Data shown –
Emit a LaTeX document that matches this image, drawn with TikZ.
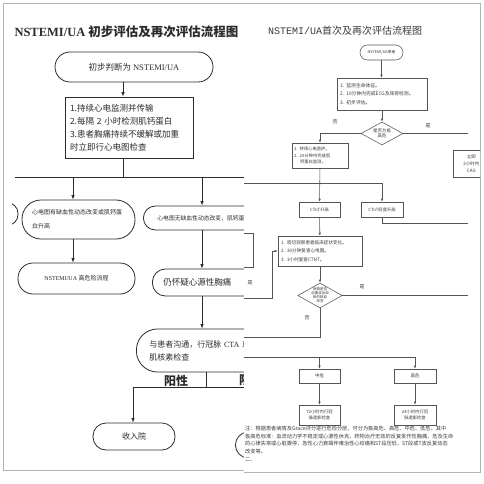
\documentclass[tikz,border=0pt]{standalone}
\usepackage{fontspec}
\usepackage{tikz}
\usetikzlibrary{shapes.geometric,arrows.meta,positioning,calc}
\newfontfamily\cjk{Noto Sans CJK SC}
\newfontfamily\tnr{Liberation Serif}
\newfontfamily\mono{Liberation Mono}
\newcommand{\fsz}[2]{\fontsize{#1}{#2}\selectfont}
\definecolor{lline}{HTML}{2B2B2B}
\definecolor{rline}{HTML}{555555}
\definecolor{frame}{HTML}{B4B4B4}
\definecolor{rtext}{HTML}{3A3A3A}

\begin{document}
\begin{tikzpicture}[x=1pt, y=-1pt,
    lbox/.style={draw=lline, line width=0.8pt, fill=white, font=\cjk, text=lline, inner sep=0pt},
    lstad/.style={lbox, rounded corners=#1},
    lconn/.style={draw=lline, line width=0.8pt},
    larr/.style={lconn, -{Latex[length=4.5pt,width=3.5pt]}},
    rbox/.style={draw=rline, line width=0.55pt, fill=white, font=\cjk, text=rtext, inner sep=0pt, align=center},
    rdia/.style={rbox, diamond, aspect=1.8},
    rconn/.style={draw=rline, line width=0.55pt},
    rarr/.style={rconn, -{Latex[length=3pt,width=2.4pt]}},
    lab/.style={font=\cjk\fsz{5}{6}, text=rtext, inner sep=0pt}
]
\useasboundingbox (0,0) rectangle (484,484);

% left sheet
\draw[draw=frame, line width=0.8pt] (3,3) rectangle (300,470);
\node[font=\bfseries\fsz{12.5}{14}, text=lline] (ltitle) at (126.5,32) {\tnr NSTEMI/UA \cjk 初步评估及再次评估流程图};

\node[lstad=15, minimum width=158, minimum height=30, font=\cjk\fsz{8.5}{10}] (lstart) at (134,67) {初步判断为 {\tnr NSTEMI/UA}};
\node[lbox, minimum width=128, minimum height=61, text width=118, align=left, font=\cjk\fsz{8.5}{13}] (lmon) at (129,127.5) {1.持续心电监测并传输\\2.每隔 2 小时检测肌钙蛋白\\3.患者胸痛持续不缓解或加重\\时立即行心电图检查};

\coordinate (j1) at (123,177);
\coordinate (busL) at (15,177);
\coordinate (busR) at (250,177);
\coordinate (a1) at (73,177);
\coordinate (a2) at (202,177);

\begin{scope}
\clip (12,190) rectangle (40,240);
\node[lstad=11, minimum width=60, minimum height=23] (lcut) at (-12,214) {};
\end{scope}
\node[lstad=19, minimum width=113, minimum height=39, text width=93, align=left, font=\cjk\fsz{6}{14}] (lA) at (78.5,219.5) {心电图有缺血性动态改变或肌钙蛋\\白升高};
\node[lstad=15, minimum width=117, minimum height=31, font=\cjk\fsz{6}{8}] (lB) at (76.5,278.5) {{\tnr NSTEMI/UA} 高危险流程};
\node[lstad=12, anchor=west, minimum width=150, minimum height=24, text width=122, align=left, font=\cjk\fsz{5.8}{8}] (lC) at (143,218) {心电图无缺血性动态改变，肌钙蛋白正常};
\node[lstad=13, anchor=west, minimum width=150, minimum height=27, text width=128, align=left, font=\cjk\fsz{8.5}{10}] (lD) at (152,282.5) {仍怀疑心源性胸痛};
\node[lstad=21, anchor=west, minimum width=170, minimum height=43, text width=144, align=left, font=\cjk\fsz{8}{13}] (lE) at (136,350.5) {与患者沟通，行冠脉 {\tnr CTA} 或心\\肌核素检查};
\node[font=\cjk\bfseries\fsz{12}{14}, text=lline] (lpos) at (176,380.5) {阳性};
\node[font=\cjk\bfseries\fsz{12}{14}, text=lline] (lneg) at (251,380.5) {阴性};
\node[lstad=13, minimum width=82, minimum height=27, font=\cjk\fsz{8}{10}] (lF) at (134,436.5) {收入院};
\node[lstad=13, anchor=west, minimum width=100, minimum height=26] (lG) at (235,445) {};
\coordinate (lk) at (206,387);
\coordinate (lposL) at (133,387);
\coordinate (lnegR) at (250,387);

\draw[larr] (j1 |- lstart.south) -- (j1 |- lmon.north);
\draw[lconn] (j1 |- lmon.south) -- (j1);
\draw[lconn] (busL) -- (busR);
\draw[larr] (a1) -- (a1 |- lA.north);
\draw[larr] (lA.south -| a1) -- (a1 |- lB.north);
\draw[larr] (a2) -- (a2 |- lC.north);
\draw[larr] (lC.south -| a2) -- (a2 |- lD.north);
\draw[larr] (lD.south -| a2) -- (a2 |- lE.north);
\draw[lconn] (lk |- lE.south) -- (lk);
\draw[lconn] (lnegR) -- (lposL);
\draw[larr] (lposL) -- (lposL |- lF.north);

% right sheet
\fill[white] (244,3) rectangle (480,472);
\draw[draw=frame, line width=0.8pt] (244,3) -- (480,3) -- (480,472) -- (244,472);
\begin{scope}
\clip (244,3) rectangle (480,472);
\node[font=\fsz{10}{12}, text=rtext] (rtitle) at (345,31) {\mono NSTEMI/UA\cjk 首次及再次评估流程图};
\node[rbox, rounded corners=7.5, minimum width=43, minimum height=15, font=\cjk\fsz{3.8}{4.5}] (rstart) at (381.5,52.5) {NSTEMI/UA患者};
\node[rbox, minimum width=90, minimum height=32, text width=84, align=left, font=\cjk\fsz{4.8}{8.5}] (rb1) at (382,94) {1. 监测生命体征。\\2. 10分钟内完成ECG及床旁检测。\\3. 初步评估。};
\node[rdia, minimum width=42, minimum height=23, font=\cjk\fsz{4.5}{5.5}] (rd1) at (382,133.5) {是否为极\\高危};
\node[lab] (rno1) at (335,122) {否};
\node[lab] (ryes1) at (428,126) {是};
\node[rbox, minimum width=56, minimum height=25, text width=52, align=left, font=\cjk\fsz{4.3}{6.5}] (rb2) at (320,155.5) {1. 持续心电监护。\\2. 20分钟内完成肌\\\hspace*{6pt}钙蛋白监测。};
\node[rbox, anchor=west, minimum width=36, minimum height=27, font=\cjk\fsz{4.5}{7}] (rb3) at (453,163.5) {立即\\2小时内\\CAG};
\node[rbox, minimum width=41, minimum height=15, font=\cjk\fsz{4.3}{5}] (rct1) at (319.5,209.5) {CTnT升高};
\node[rbox, minimum width=42, minimum height=15, font=\cjk\fsz{4.3}{5}] (rct2) at (382,209.5) {CTnT轻度升高};
\node[rbox, minimum width=84, minimum height=30, text width=78, align=left, font=\cjk\fsz{4.6}{8.3}] (rb4) at (320,251) {1. 密切观察患者临床症状变化。\\2. 30分钟复查心电图。\\3. 3小时复查CTNT。};
\node[rbox, minimum width=54, minimum height=34] (rb5) at (226,250) {};
\node[rdia, minimum width=41, minimum height=25, font=\cjk\fsz{3.5}{3.9}] (rd2) at (320,295.5) {病情是否\\加重或出现\\新的缺血\\改变};
\node[lab] (ryes2) at (250,283) {是};
\node[lab] (ryes3) at (362,287) {是};
\node[lab] (rno2) at (307,318) {否};
\node[rbox, minimum width=41, minimum height=14, font=\cjk\fsz{4.5}{5}] (rmid) at (319.5,376) {中危};
\node[rbox, minimum width=42, minimum height=14, font=\cjk\fsz{4.5}{5}] (rhigh) at (415,376) {高危};
\node[rbox, minimum width=41, minimum height=20, font=\cjk\fsz{4.3}{6.5}] (r72) at (319.5,415) {72小时内行冠\\脉造影检查};
\node[rbox, minimum width=42, minimum height=20, font=\cjk\fsz{4.3}{6.5}] (r24) at (415,415) {24小时内行冠\\脉造影检查};
\node[anchor=north west, inner sep=0pt, align=left, font=\cjk\fsz{5.2}{7.6}, text=rtext] (rnote) at (245,426) {注：根据患者病情及Grace评分进行危险分层，可分为极高危、高危、中危、低危。其中\\极高危标准：血流动力学不稳定或心源性休克，药物治疗无效的反复发作性胸痛，危及生命\\的心律失常或心脏骤停，急性心力衰竭伴难治性心绞痛和ST段压低，ST段或T波反复动态\\改变等。\\二、};

\coordinate (re1) at (468,133.5);
\coordinate (rl1) at (240,183);
\coordinate (re2) at (468,223);
\coordinate (rl2) at (240,298);
\coordinate (rk1) at (272,251);
\coordinate (re3) at (468,295.5);
\coordinate (rl3) at (240,337);
\coordinate (rl4) at (240,357);
\coordinate (rk2) at (415,357);

\draw[rarr] (rstart.south) -- (rstart.south |- rb1.north);
\draw[rarr] (rb1) -- (rd1);
\draw[rconn] (rd1.east) -- (re1);
\draw[rarr] (rd1.west) -| (rb2.north);
\draw[rarr] (rb2) -- (rct1);
\draw[rarr] (rl1) -| (rct2.north);
\draw[rconn] (rct2.south) |- (re2);
\draw[rarr] (rct1) -- (rb4);
\draw[rarr] (rl2) -| (rk1) -- (rb4.west);
\draw[rarr] (rb4) -- (rd2);
\draw[rconn] (rd2.east) -- (re3);
\draw[rconn] (rd2.south) |- (rl3);
\draw[rconn] (rl4) -- (rk2);
\draw[rarr] (rl4 -| rmid.north) -- (rmid.north);
\draw[rarr] (rk2) -- (rhigh.north);
\draw[rarr] (rmid) -- (r72);
\draw[rarr] (rhigh) -- (r24);
\end{scope}
\end{tikzpicture}
\end{document}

Set problem –
Set the lines above down again, word for word, from the first through the one containing "(0,0) rectangle (484,484);"; pictures excluded.

Answer for this exercise –
Emit a LaTeX document that matches this image, drawn with TikZ.
\documentclass[tikz,border=0pt]{standalone}
\usepackage{fontspec}
\usepackage{tikz}
\usetikzlibrary{shapes.geometric,arrows.meta,positioning,calc}
\newfontfamily\cjk{Noto Sans CJK SC}
\newfontfamily\tnr{Liberation Serif}
\newfontfamily\mono{Liberation Mono}
\newcommand{\fsz}[2]{\fontsize{#1}{#2}\selectfont}
\definecolor{lline}{HTML}{2B2B2B}
\definecolor{rline}{HTML}{555555}
\definecolor{frame}{HTML}{B4B4B4}
\definecolor{rtext}{HTML}{3A3A3A}

\begin{document}
\begin{tikzpicture}[x=1pt, y=-1pt,
    lbox/.style={draw=lline, line width=0.8pt, fill=white, font=\cjk, text=lline, inner sep=0pt},
    lstad/.style={lbox, rounded corners=#1},
    lconn/.style={draw=lline, line width=0.8pt},
    larr/.style={lconn, -{Latex[length=4.5pt,width=3.5pt]}},
    rbox/.style={draw=rline, line width=0.55pt, fill=white, font=\cjk, text=rtext, inner sep=0pt, align=center},
    rdia/.style={rbox, diamond, aspect=1.8},
    rconn/.style={draw=rline, line width=0.55pt},
    rarr/.style={rconn, -{Latex[length=3pt,width=2.4pt]}},
    lab/.style={font=\cjk\fsz{5}{6}, text=rtext, inner sep=0pt}
]
\useasboundingbox (0,0) rectangle (484,484);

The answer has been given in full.